Architectural Barriers Act
Like Section 504, the Architectural Barriers Act (ABA) applies to federally funded housing. HUD’s applicable compliance standard for the ABA is UFAS.
Compliance Tips
Legal challenges and investigations related to accessible design are expensive, both in terms of time and money. I generally recommend that clients be acutely aware of the accessibility standards applicable to their developments and alterations from the start. While I must provide the disclaimer that this column should not be considered legal advice, generally, ways to facilitate compliance include:
- Make sure architects and engineers working on a project are familiar with the applicable accessibility standards. Sometimes architects will indicate familiarity with the ADA—often shorthand for accessibility in general—but what they really know is the state standards or ADA, and not the Section 504 standards.
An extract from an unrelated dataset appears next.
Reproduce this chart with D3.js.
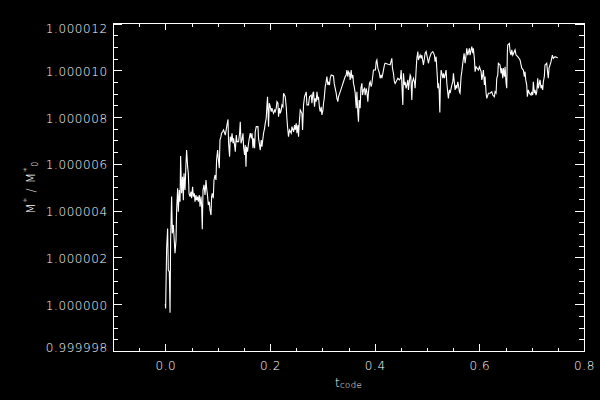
<!DOCTYPE html>
<html><head><meta charset="utf-8">
<script src="https://cdn.jsdelivr.net/npm/d3@7"></script>
<style>
html,body{margin:0;padding:0;background:#000;}
svg{display:block;}
text{font-family:"DejaVu Sans",sans-serif;fill:#fff;font-weight:200;}
</style></head><body>
<svg id="c" width="600" height="400"></svg>
<script>
// ---- data ----
const tCode = [
0.0000,0.0006,0.0010,0.0025,0.0044,0.0057,0.0076,0.0090,0.0101,0.0120,
0.0134,0.0153,0.0185,0.0204,0.0216,0.0235,0.0248,0.0267,0.0281,0.0292,
0.0311,0.0330,0.0344,0.0357,0.0376,0.0395,0.0407,0.0426,0.0439,0.0453,
0.0472,0.0491,0.0502,0.0521,0.0535,0.0554,0.0567,0.0586,0.0598,0.0617,
0.0630,0.0649,0.0663,0.0682,0.0693,0.0706,0.0720,0.0739,0.0758,0.0777,
0.0789,0.0808,0.0821,0.0840,0.0853,0.0873,0.0884,0.0897,0.0916,0.0930,
0.0949,0.0968,0.0979,0.0999,0.1012,0.1031,0.1044,0.1063,0.1075,0.1094,
0.1113,
0.1146,0.1178,0.1197,0.1209,0.1228,0.1241,0.1260,0.1274,0.1293,0.1304,
0.1323,0.1337,0.1356,0.1369,0.1400,0.1419,0.1432,0.1446,0.1464,0.1484,
0.1495,0.1514,0.1527,0.1541,0.1552,0.1571,0.1590,0.1604,0.1623,0.1642,
0.1656,0.1675,0.1686,0.1706,0.1718,0.1737,0.1770,0.1781,0.1800,0.1814,
0.1833,0.1846,0.1865,0.1877,0.1896,0.1909,0.1928,0.1942,0.1953,0.1972,
0.1986,0.2005,0.2024,0.2037,0.2056,0.2068,0.2087,0.2100,0.2119,0.2133,
0.2152,0.2163,0.2182,0.2196,0.2215,0.2228,0.2247,0.2259,0.2291,0.2310,
0.2323,0.2335,0.2354,0.2373,0.2406,0.2419,0.2450,0.2469,0.2482,0.2501,
0.2515,0.2534,0.2545,0.2559,0.2578,0.2610,0.2622,0.2641,0.2660,0.2692,
0.2706,0.2736,0.2755,0.2788,0.2801,0.2820,0.2832,0.2851,
0.2864,0.2883,0.2897,0.2916,0.2927,0.2946,0.2960,0.2979,0.2992,0.3011,
0.3023,0.3036,0.3055,0.3068,0.3087,0.3106,0.3118,0.3137,0.3150,0.3169,
0.3213,0.3227,0.3246,0.3265,0.3278,0.3297,0.3309,0.3341,0.3374,0.3404,
0.3437,0.3456,0.3469,0.3488,0.3500,0.3519,0.3532,0.3551,0.3565,0.3584,
0.3595,0.3609,0.3628,0.3647,0.3660,0.3679,0.3691,0.3704,0.3723,0.3737,
0.3756,0.3768,0.3786,0.3805,0.3819,0.3838,0.3851,0.3870,0.3882,0.3901,
0.3914,0.3933,0.3947,0.3966,0.3977,0.4015,0.4029,0.4042,0.4061,0.4092,
0.4105,0.4124,0.4137,0.4157,0.4168,0.4187,0.4200,0.4296,0.4328,0.4340,
0.4359,0.4378,
0.4392,0.4443,0.4474,0.4493,0.4506,0.4519,0.4538,0.4550,0.4569,0.4582,
0.4601,0.4615,0.4634,0.4645,0.4659,0.4678,0.4691,0.4710,0.4722,0.4741,
0.4760,0.4773,0.4792,0.4806,0.4825,0.4836,0.4869,0.4888,0.4901,0.4932,
0.4951,0.4964,0.4983,0.5016,0.5027,0.5046,0.5079,0.5111,0.5142,0.5155,
0.5174,0.5187,0.5199,0.5207,0.5218,0.5232,0.5245,0.5257,0.5270,0.5303,
0.5314,0.5333,0.5365,0.5379,0.5398,0.5409,0.5428,0.5442,0.5474,0.5493,
0.5505,0.5524,0.5537,0.5556,0.5570,0.5589,0.5600,0.5619,0.5632,0.5651,
0.5665,0.5684,0.5709,0.5728,0.5747,0.5760,0.5779,0.5810,0.5823,0.5856,
0.5875,0.5886,0.5905,
0.5919,0.5938,0.5982,0.6001,0.6034,0.6047,0.6066,0.6077,0.6097,0.6110,
0.6129,0.6142,0.6173,0.6205,0.6238,0.6257,0.6287,0.6301,0.6320,0.6333,
0.6352,0.6364,0.6396,0.6415,0.6429,0.6448,0.6459,0.6479,0.6492,0.6511,
0.6524,0.6536,0.6543,0.6574,0.6587,0.6606,0.6620,0.6639,0.6683,0.6702,
0.6735,0.6778,0.6797,0.6811,0.6841,0.6860,0.6873,0.6887,0.6906,0.6917,
0.6936,0.6956,0.6988,0.7001,0.7020,0.7032,0.7051,0.7064,0.7083,0.7097,
0.7116,0.7128,0.7160,0.7179,0.7192,0.7211,0.7223,0.7242,0.7255,0.7288,
0.7307,0.7318,0.7332,0.7370,0.7395,0.7414,0.7446,0.7498
];
const massRatio = [
1.00000001,0.99999982,1.00000039,1.00000239,1.00000324,1.00000146,1.00000139,0.99999964,1.00000274,1.00000460,
1.00000303,1.00000339,1.00000218,1.00000274,1.00000403,1.00000496,1.00000395,1.00000488,1.00000438,1.00000634,
1.00000474,1.00000545,1.00000445,1.00000560,1.00000488,1.00000602,1.00000659,1.00000588,1.00000560,1.00000474,
1.00000460,1.00000481,1.00000453,1.00000502,1.00000460,1.00000474,1.00000438,1.00000467,1.00000445,1.00000460,
1.00000438,1.00000467,1.00000417,1.00000460,1.00000424,1.00000320,1.00000488,1.00000510,1.00000467,1.00000531,
1.00000496,1.00000460,1.00000424,1.00000438,1.00000403,1.00000381,1.00000460,1.00000474,1.00000453,1.00000531,
1.00000552,1.00000531,1.00000616,1.00000659,1.00000624,1.00000581,1.00000702,1.00000716,1.00000731,1.00000737,
1.00000745,
1.00000723,1.00000766,1.00000790,1.00000688,1.00000631,1.00000716,1.00000695,1.00000731,1.00000688,1.00000709,
1.00000681,1.00000652,1.00000723,1.00000695,1.00000695,1.00000731,1.00000780,1.00000688,1.00000702,1.00000731,
1.00000673,1.00000638,1.00000681,1.00000588,1.00000673,1.00000652,1.00000688,1.00000709,1.00000731,1.00000709,
1.00000731,1.00000667,1.00000709,1.00000667,1.00000737,1.00000759,1.00000759,1.00000709,1.00000681,1.00000659,
1.00000702,1.00000673,1.00000709,1.00000731,1.00000752,1.00000773,1.00000795,1.00000852,1.00000887,1.00000759,
1.00000859,1.00000844,1.00000823,1.00000838,1.00000823,1.00000816,1.00000830,1.00000823,1.00000838,1.00000866,
1.00000859,1.00000802,1.00000838,1.00000816,1.00000830,1.00000852,1.00000844,1.00000902,1.00000887,1.00000844,
1.00000795,1.00000759,1.00000716,1.00000745,1.00000731,1.00000759,1.00000737,1.00000766,1.00000745,1.00000773,
1.00000731,1.00000766,1.00000716,1.00000773,1.00000830,1.00000816,1.00000745,1.00000852,1.00000887,1.00000908,
1.00000852,1.00000852,1.00000887,1.00000894,1.00000859,1.00000902,1.00000908,1.00000844,
1.00000880,1.00000866,1.00000908,1.00000873,1.00000887,1.00000838,1.00000823,1.00000844,1.00000809,1.00000830,
1.00000859,1.00000880,1.00000930,1.00000944,1.00000973,1.00000937,1.00000951,1.00000937,1.00000966,1.00000980,
1.00000976,1.00000944,1.00000923,1.00000902,1.00000880,1.00000866,1.00000887,1.00000908,1.00000930,1.00000951,
1.00000973,1.00000980,1.00001001,1.00000973,1.00000994,1.00000987,1.00000959,1.00001001,1.00000966,1.00000980,
1.00000944,1.00000930,1.00000902,1.00000838,1.00000908,1.00000816,1.00000780,1.00000873,1.00000838,1.00000923,
1.00000944,1.00000894,1.00000916,1.00000923,1.00000894,1.00000923,1.00000908,1.00000866,1.00000908,1.00000944,
1.00000951,1.00000930,1.00000944,1.00000980,1.00001001,1.00001001,1.00001037,1.00001044,1.00001009,1.00000987,
1.00000966,1.00000980,1.00000966,1.00000987,1.00001001,1.00001023,1.00001030,1.00001023,1.00001051,1.00001009,
1.00000987,1.00000951,
1.00000944,1.00000966,1.00000959,1.00000966,1.00001001,1.00000944,1.00000852,1.00000987,1.00000937,1.00000951,
1.00000923,1.00000937,1.00000959,1.00000916,1.00000944,1.00000980,1.00000973,1.00000873,1.00000951,1.00000966,
1.00000951,1.00000923,1.00001001,1.00001051,1.00001080,1.00001044,1.00001065,1.00001051,1.00001065,1.00001023,
1.00001051,1.00001073,1.00001080,1.00001044,1.00001030,1.00001051,1.00001073,1.00001080,1.00001065,1.00001037,
1.00001058,1.00001009,1.00000966,1.00000923,1.00000944,1.00000916,1.00000820,1.00000951,1.00001001,1.00000966,
1.00000987,1.00000966,1.00001001,1.00000944,1.00000902,1.00000880,1.00000916,1.00000902,1.00000937,1.00000951,
1.00000987,1.00000944,1.00000916,1.00000937,1.00000923,1.00000951,1.00000937,1.00000908,1.00000902,1.00000973,
1.00000994,1.00001030,1.00001073,1.00001030,1.00001065,1.00001094,1.00001065,1.00001094,1.00001065,1.00001101,
1.00001073,1.00001094,1.00001051,
1.00000994,1.00001015,1.00001001,1.00001015,1.00000994,1.00000959,1.00000980,1.00001001,1.00000937,1.00000973,
1.00000902,1.00000880,1.00000902,1.00000902,1.00000908,1.00000894,1.00000887,1.00000908,1.00000902,1.00000966,
1.00000980,1.00001030,1.00001023,1.00000987,1.00001009,1.00000966,1.00001009,1.00000973,1.00001015,1.00000944,
1.00000923,1.00001080,1.00001108,1.00001115,1.00001080,1.00001065,1.00001087,1.00001065,1.00001087,1.00001065,
1.00001058,1.00001044,1.00001023,1.00001009,1.00001001,1.00000973,1.00000994,1.00000959,1.00000937,1.00000887,
1.00000916,1.00000902,1.00000894,1.00000908,1.00000894,1.00000951,1.00000902,1.00000916,1.00000894,1.00000908,
1.00000966,1.00000923,1.00000959,1.00000923,1.00000937,1.00000916,1.00000951,1.00000973,1.00001023,1.00001030,
1.00000987,1.00000966,1.00001009,1.00001037,1.00001065,1.00001051,1.00001058,1.00001054
];
const xDomain = [-0.1, 0.8];
const yDomain = [0.999998, 1.000012];
const xTickValues = [0.0, 0.2, 0.4, 0.6, 0.8];
const xTickLabels = ["0.0", "0.2", "0.4", "0.6", "0.8"];
const yTickValues = [0.999998, 1.000000, 1.000002, 1.000004, 1.000006, 1.000008, 1.000010, 1.000012];
const yTickLabels = ["0.999998", "1.000000", "1.000002", "1.000004", "1.000006", "1.000008", "1.000010", "1.000012"];

// ---- layout ----
const L = 113, R = 584, T = 23.5, B = 351;
const svg = d3.select("#c");
svg.append("rect").attr("width", 600).attr("height", 400).attr("fill", "#000");

const x = d3.scaleLinear().domain(xDomain).range([L, R]);
const y = d3.scaleLinear().domain(yDomain).range([B, T]);

const xMinor = d3.range(-1, 16).filter(i => i % 4 !== 0).map(i => i * 0.05);
const yMinor = d3.range(1, 28).filter(i => i % 4 !== 0).map(i => yDomain[0] + i * 0.5e-6);

const xMaj = 6.6, xMin = 3.3, yMaj = 9.2, yMin = 4.6;

function styleAxis(g) {
  g.select(".domain").remove();
  g.selectAll("line").attr("stroke", "#fff").attr("stroke-width", 1).attr("shape-rendering", "crispEdges");
}

// bottom
const gB = svg.append("g").attr("transform", `translate(0,${B})`)
  .call(d3.axisBottom(x).tickValues(xTickValues).tickSize(-xMaj).tickFormat((d, i) => xTickLabels[i]));
styleAxis(gB);
gB.selectAll("text").attr("y", 18.7).attr("dy", null)
  .attr("font-size", 12).attr("letter-spacing", 0.6).attr("fill", "#fff")
  .attr("font-family", "DejaVu Sans, sans-serif").attr("font-weight", 200);
svg.append("g").attr("transform", `translate(0,${B})`)
  .call(d3.axisBottom(x).tickValues(xMinor).tickSize(-xMin).tickFormat("")).call(styleAxis);
// top
svg.append("g").attr("transform", `translate(0,${T})`)
  .call(d3.axisTop(x).tickValues(xTickValues).tickSize(-xMaj).tickFormat("")).call(styleAxis);
svg.append("g").attr("transform", `translate(0,${T})`)
  .call(d3.axisTop(x).tickValues(xMinor).tickSize(-xMin).tickFormat("")).call(styleAxis);
// left
const gL = svg.append("g").attr("transform", `translate(${L},0)`)
  .call(d3.axisLeft(y).tickValues(yTickValues).tickSize(-yMaj).tickFormat((d, i) => yTickLabels[i]));
styleAxis(gL);
gL.selectAll("text").attr("x", -5.2).attr("dy", null)
  .attr("y", (d, i) => i === 0 ? 0.7 : (i === yTickValues.length - 1 ? 8.5 : 5))
  .attr("font-size", 12).attr("letter-spacing", 0.6).attr("fill", "#fff")
  .attr("font-family", "DejaVu Sans, sans-serif").attr("font-weight", 200);
svg.append("g").attr("transform", `translate(${L},0)`)
  .call(d3.axisLeft(y).tickValues(yMinor).tickSize(-yMin).tickFormat("")).call(styleAxis);
// right
svg.append("g").attr("transform", `translate(${R},0)`)
  .call(d3.axisRight(y).tickValues(yTickValues).tickSize(-yMaj).tickFormat("")).call(styleAxis);
svg.append("g").attr("transform", `translate(${R},0)`)
  .call(d3.axisRight(y).tickValues(yMinor).tickSize(-yMin).tickFormat("")).call(styleAxis);

// frame
svg.append("rect").attr("x", L).attr("y", T).attr("width", R - L).attr("height", B - T)
  .attr("fill", "none").attr("stroke", "#fff").attr("stroke-width", 1).attr("shape-rendering", "crispEdges");

// data line
const line = d3.line().x((d, i) => x(tCode[i])).y(d => y(d));
svg.append("path").datum(massRatio).attr("d", line)
  .attr("fill", "none").attr("stroke", "#fff").attr("stroke-width", 1.1);

// axis titles
const xt = svg.append("text").attr("x", (L + R) / 2).attr("y", 386.5).attr("text-anchor", "middle")
  .attr("font-size", 12).attr("letter-spacing", 0.4);
xt.append("tspan").text("t");
xt.append("tspan").attr("font-size", 8.5).attr("dy", 1).text("code");

const yt = svg.append("text").attr("transform", `translate(35,${(T + B) / 2}) rotate(-90)`)
  .attr("text-anchor", "middle").attr("font-size", 12).attr("letter-spacing", 0.8);
yt.append("tspan").text("M");
yt.append("tspan").attr("font-size", 9).attr("dy", -5).text("*");
yt.append("tspan").attr("font-size", 12).attr("dy", 5).text(" / M");
yt.append("tspan").attr("font-size", 9).attr("dy", -5).text("*");
yt.append("tspan").attr("font-size", 8).attr("dy", 8).text("0");
</script>
</body></html>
- Make sure the architect’s drawings include the numerical measurements and other indications regarding the applicable accessibility standards for each element of development, so builders have clear guidelines to follow.
- If there are concerns about whether drawings meet all applicable accessibility standards and will be clear to a builder, consider hiring an accessibility expert to review them. There are experts who specialize in these reviews and conduct accessibility inspections during construction and after construction completion.
- Ensure contracts with all parties involved in the design and construction of a development require compliance with the applicable accessibility standards.
- There are no construction tolerances when it comes to the Department of Justice or HUD inspecting a completed building. Make sure all parties involved in design and construction of a development understand this. While standards may provide measurement ranges or maximums or minimums, even a quarter of an inch in excess of those ranges, maximums or minimums is typically found to be non-compliant by DOJ or HUD.
- Consider having an accessibility expert conduct inspections of the accessibility compliance during construction. Make sure that the inspector is familiar with how DOJ or HUD measures to determine compliance. No construction tolerances should be allowed. It is much cheaper to fix issues during construction rather than after completion.
- Complaints and investigations regarding accessible design and construction may originate from DOJ, HUD, fair housing testers, applicants or tenants, among others.
Often, noncompliant exteriors will pique the interest of testers or others to investigate further. Accordingly, while building interiors should be compliant, as a best practice, make sure that exteriors—including parking spaces, lot striping, curb cuts and accessible routes to the building—remain compliant over time.
Retrofitting is exceedingly expensive. So, too, is litigation. Paying damages to plaintiffs or penalties to the government can also add up. Getting the design right the first time can save all parties involved many headaches down the road.